2. The "Tech" Shield
You cannot manually vet every single click. It is impossible. This is where software becomes non-negotiable. Affiliate fraud protection tools act as a firewall for your budget. They sit between the click and your website, analyzing the traffic in real-time.
These tools look for "Non-Human Behavior." For example:
- Time-to-Action: Did the user click the link and "buy" the product in less than 2 seconds? That’s a bot.
- IP Clustering: Are 500 clicks coming from the same data center in a country you don't ship to?
- Click Injection: Did the click happen immediately after an organic app install began?
By automatically blocking this invalid traffic, you ensure that your budget is only spent on real humans. More importantly, it cleans your data pipeline. When you look at your dashboard, you know the numbers are real, allowing you to scale the winning campaigns with confidence.
Verify, Then Trust
Influencer marketing remains one of the most powerful tools in the digital arsenal. It creates social proof and trust in a way that a banner ad never could. But the ecosystem is maturing. The days of throwing product at anyone with a "K" next to their follower count are over.

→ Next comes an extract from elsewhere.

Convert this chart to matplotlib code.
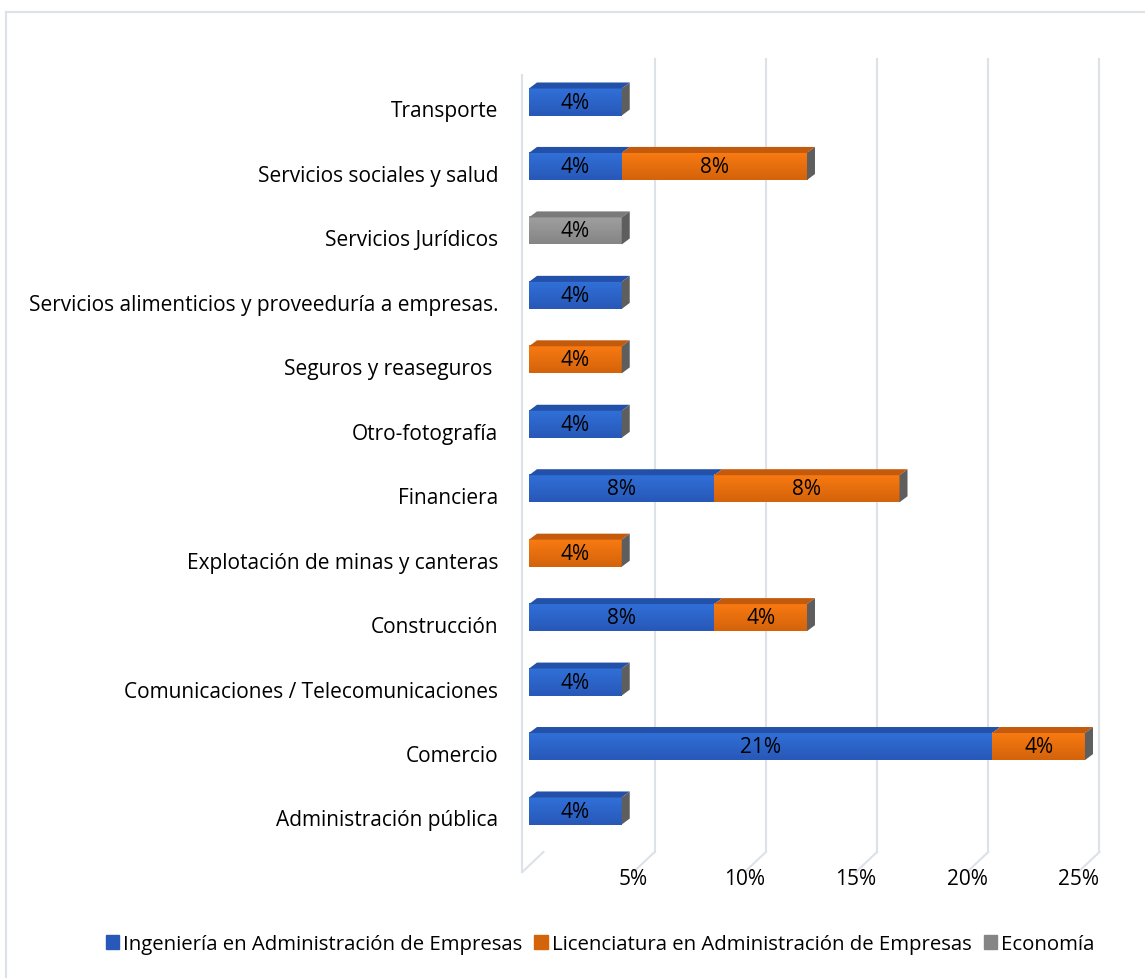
import numpy as np
import matplotlib
matplotlib.use("Agg")
import matplotlib.pyplot as plt
from matplotlib.patches import Polygon, Rectangle
from matplotlib.lines import Line2D
from matplotlib.colors import to_rgb

# === DATA (percent) ===
categories = [
    "Administración pública",
    "Comercio",
    "Comunicaciones / Telecomunicaciones",
    "Construcción",
    "Explotación de minas y canteras",
    "Financiera",
    "Otro-fotografía",
    "Seguros y reaseguros ",
    "Servicios alimenticios y proveeduría a empresas.",
    "Servicios Jurídicos",
    "Servicios sociales y salud",
    "Transporte",
]
ingenieria = [4.17, 20.83, 4.17, 8.33, 0, 8.33, 4.17, 0, 4.17, 0, 4.17, 4.17]
licenciatura = [0, 4.17, 0, 4.17, 4.17, 8.33, 0, 4.17, 0, 0, 8.33, 0]
economia = [0, 0, 0, 0, 0, 0, 0, 0, 0, 4.17, 0, 0]
series_names = ["Ingeniería en Administración de Empresas",
                "Licenciatura en Administración de Empresas",
                "Economía"]
tick_vals = [5, 10, 15, 20, 25]
tick_labels = ["5%", "10%", "15%", "20%", "25%"]

# === STYLE ===
FONT = "Open Sans"
FS = 15
front_cols = ["#3070D8", "#F97A12", "#A0A0A0"]     # upper part of the front face
bottom_cols = ["#2858B8", "#D4630A", "#858585"]    # lower part of the front face
top_cols = ["#2350A8", "#C45A0C", "#7A7A7A"]
side_col = "#5E5E5E"
grid_col = "#DDE1E8"
BAR_H = 0.42
DX, DY = 0.36, 0.093        # bar depth offset
BACK = 0.65                 # back wall offset
FLOOR_X, FLOOR_Y = -0.30, -0.31
XLIM = (-1.079, 26.35)
YLIM = (-1.055, 11.745)

plt.rcParams["font.family"] = [FONT, "DejaVu Sans"]

fig = plt.figure(figsize=(11.45, 9.79), dpi=100)
ax = fig.add_axes([505 / 1145, 1 - 880 / 979, 610 / 1145, 825 / 979])
for s in ax.spines.values():
    s.set_visible(False)
ax.set_xticks([])

y = np.arange(len(categories))
y_top, y_back_bot = 11.67, -0.636
y_front_bot = y_back_bot + FLOOR_Y

# gridlines on back wall + floor
for v in tick_vals:
    ax.add_line(Line2D([v + BACK, v + BACK], [y_back_bot, y_top], color=grid_col, lw=1.5, zorder=0))
    ax.add_line(Line2D([v + BACK, v + FLOOR_X], [y_back_bot, y_front_bot], color=grid_col, lw=1.5, zorder=0))
# left wall
ax.add_line(Line2D([FLOOR_X, FLOOR_X], [y_front_bot, y_top - 0.25], color=grid_col, lw=1.5, zorder=0))
ax.add_line(Line2D([BACK, FLOOR_X], [y_back_bot, y_front_bot], color=grid_col, lw=1.5, zorder=0))

# bars with 3D faces
series = [ingenieria, licenciatura, economia]
left = np.zeros(len(categories))
for k, vals in enumerate(series):
    vals = np.array(vals)
    c_top, c_bot = np.array(to_rgb(front_cols[k])), np.array(to_rgb(bottom_cols[k]))
    t = np.linspace(0, 1, 32)[:, None]
    grad = (c_top * (1 - t) + c_bot * t)[:, None, :]
    for i, v in enumerate(vals):
        if v <= 0:
            continue
        x0, x1 = left[i], left[i] + v
        yt, yb = y[i] + BAR_H / 2, y[i] - BAR_H / 2
        ax.imshow(grad, extent=(x0, x1, yb, yt), origin="upper", aspect="auto",
                  interpolation="bilinear", zorder=3)
        ax.add_patch(Polygon([(x0, yt), (x0 + DX, yt + DY), (x1 + DX, yt + DY), (x1, yt)],
                             closed=True, color=top_cols[k], zorder=3, lw=0))
        ax.text((x0 + x1) / 2, y[i], f"{v:.0f}%", ha="center", va="center",
                fontsize=FS, color="black", zorder=5)
    left = left + vals

# right end face (dark) on each bar
for i in range(len(categories)):
    x1 = left[i]
    yt, yb = y[i] + BAR_H / 2, y[i] - BAR_H / 2
    ax.add_patch(Polygon([(x1, yb), (x1, yt), (x1 + DX, yt + DY), (x1 + DX, yb + DY)],
                         closed=True, color=side_col, zorder=4, lw=0))

ax.set_xlim(*XLIM)
ax.set_ylim(*YLIM)
ax.set_yticks(y - 0.1)
ax.set_yticklabels(categories, fontsize=FS)
ax.tick_params(axis="y", length=0, pad=5)

# value axis labels at floor front
for v, lab in zip(tick_vals, tick_labels):
    ax.text(v + FLOOR_X, -1.055, lab, ha="center", va="center", fontsize=FS, clip_on=False)

# legend
handles = [Rectangle((0, 0), 1, 1, color=c) for c in bottom_cols]
fig.legend(handles, series_names, loc="center", bbox_to_anchor=(600 / 1145, 1 - 945 / 979),
           ncol=3, frameon=False, fontsize=14.7, handlelength=0.65, handleheight=0.65,
           handletextpad=0.2, columnspacing=0.6)

# outer chart border
fig.add_artist(Line2D([6 / 1145, 6 / 1145], [0, 1 - 13 / 979], color=grid_col, lw=1.5, transform=fig.transFigure))
fig.add_artist(Line2D([6 / 1145, 1], [1 - 13 / 979, 1 - 13 / 979], color=grid_col, lw=1.5, transform=fig.transFigure))

fig.savefig("out.png", dpi=100, facecolor="white")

To succeed in 2026, you need to be cynical about the metrics and serious about the infrastructure. By combining the authenticity of vetted micro-influencers with the security of fraud protection software, you create a "closed loop" of value. You ensure that every dollar you spend is working to reach a real person, not a server farm.
Protect your budget. protect your data. And most importantly, save your partnerships for the creators who are actually doing the work.